The haunting reality that is veal farms (Image from https://rantingsfromavirtualsoapbox.wordpress.com/2014/07/30/veal-crates-and-plastic-hutches/)

Sunday, August 16, 2015

On Explanations


We must continue to hope that one day our animal friends may know what it means to be free.
As I packed my final boxes one Monday afternoon, preparing for my move from a summer in Brooklyn back to college in the Berkshires, a friend and I conversed over the matter of the determination of advocates and activists. How is it that one person feels the urgency of a cause so deeply, and is thus compelled to live their life in pursuit of the rectification of that one single wrong, while another person turns away and cares little to naught about the very same evil?

Stephen King once wrote that, “the battle between good and evil is endlessly fascinating because we are participants every day.” This, I believe, does also beg the question at hand: What ultimately destines us to one or the other side in this epic battle? Is it a cosmic force, chance, a deliberate choice, a compulsion, or something altogether distinct from any of these?

Who truly knows the answer to this question? I have searched in vain for quite awhile now. Tired of the absence of any substantive, satisfying, or at all convincing answer, we began musing on the array of possibilities that nevertheless must exist. That’s when it came to me.

Perhaps those who speak for animals, when so many others remain silent among the animals’ harrowing reality, perhaps these individuals speak because they know. Maybe it could be that there is a memory in their soul from a life they used to know, a life of their past. Maybe those who speak were once the siblings and friends of the myriad animals who are subjugated on farms, in laboratories, in rings, in tanks and cages, on stages, in concrete and grass, in planes and cars and boxes and bags, in any and all conceivable places.

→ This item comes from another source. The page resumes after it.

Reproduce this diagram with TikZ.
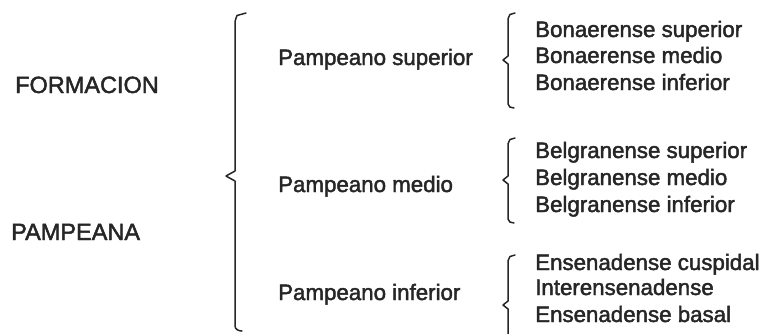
\documentclass[tikz,border=0pt]{standalone}
\usepackage{fontspec}
\setmainfont{Liberation Sans}[BoldFont=Liberation Sans,BoldFeatures={FakeBold=2.0}]
\begin{document}
\begin{tikzpicture}[x=1pt,y=-1pt,
  lbl/.style={anchor=base west,inner sep=0pt,font=\fontsize{22.3}{26}\selectfont\bfseries,text=black!85},
  capslbl/.style={lbl,font=\fontsize{23.5}{26}\selectfont\bfseries},
  brc/.style={draw=black!85,line width=1.5pt,line join=round,line cap=round}]
\useasboundingbox (0,0) rectangle (765,333);
% left column
\node[capslbl] (form) at (15,93) {FORMACION};
\node[capslbl] (pamp) at (11,240) {PAMPEANA};
% middle column
\node[lbl] (ps) at (278,65) {Pampeano superior};
\node[lbl] (pm) at (278,192) {Pampeano medio};
\node[lbl] (pi) at (278,300) {Pampeano inferior};
% right column
\node[lbl] (b1) at (535,37) {Bonaerense superior};
\node[lbl] (b2) at (535,63) {Bonaerense medio};
\node[lbl] (b3) at (535,90) {Bonaerense inferior};
\node[lbl] (g1) at (535,158) {Belgranense superior};
\node[lbl] (g2) at (535,185) {Belgranense medio};
\node[lbl] (g3) at (535,212) {Belgranense inferior};
\node[lbl] (e1) at (535,270) {Ensenadense cuspidal};
\node[lbl] (e2) at (535,295) {Interensenadense};
\node[lbl] (e3) at (535,322) {Ensenadense basal};
% big brace
\draw[brc] (246,13) -- (237,15.5) to[out=-100,in=90] (235,22) -- (235,171) -- (226,176) -- (235,181) -- (235,326) to[out=-90,in=180] (242,331);
% small braces
\draw[brc] (515,13) -- (510,14.5) to[out=-100,in=90] (508,19) -- (508,56) -- (503,60) -- (508,64) -- (508,104) to[out=-90,in=180] (514,108);
\draw[brc] (515,138) -- (510,139.5) to[out=-100,in=90] (508,144) -- (508,176) -- (503,180) -- (508,184) -- (508,219) to[out=-90,in=180] (514,223);
\draw[brc] (515,255) -- (510,256.5) to[out=-100,in=90] (508,261) -- (508,301) -- (503,305) -- (508,309) -- (508,340);
\end{tikzpicture}
\end{document}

Because they once knew and experienced, they understand and speak out for all of the wrongs to be amended, to be remedied how they can.

Let this proposed idea be called unlikely, naïve, idealistic, fallacious. Let it be mocked. Let it be disproven. But when you are conscious of a world of suffering made to be irrelevant, we begin to "tell ourselves stories in order to live" as Joan Didion once phrased it.

For the world to cease to commit animal cruelty in its many fashions and learn the happiness and peace that is unconditional compassion… that is my greatest wish.

Tuesday, August 11, 2015

On the Artistic Nature of Writing


Photo found at http://www.goodfon.su/wallpaper/polotno-kraska-mazki.html

Writing must be viewed as an art. Just as any natural-born visual artist, someone who is destined to write feels a stirring within them self now and again to create. Side stepping the obligations we admittedly possess to our visually oriented counterparts, it is not untrue to assert that those who have quietly moved a pen across paper have been some of the loudest people to exist in all of time. In their minds there dance decibels unknown to most, and in their reserved and polite surface manner, there is a delectable and unapologetic tinge of the profane. They are often learning to be altogether unconcerned with the mingling of their work and the moving of social eyes and lips, and one of their favorite phrases to realize in action is “bar none.” Indeed, at the end of the day, ink on paper is of little difference than pastels on canvas. Both begin as nothing, are found to be inconclusive when in their middle stages, and at their completion are either criticized or praised. And perhaps most importantly, when the process has concluded, the master of the art will look upon the reviews and scoff delightedly and irreverently. Their work was not intended for the inevitable machine of rants and raves, no. Their work was always theirs.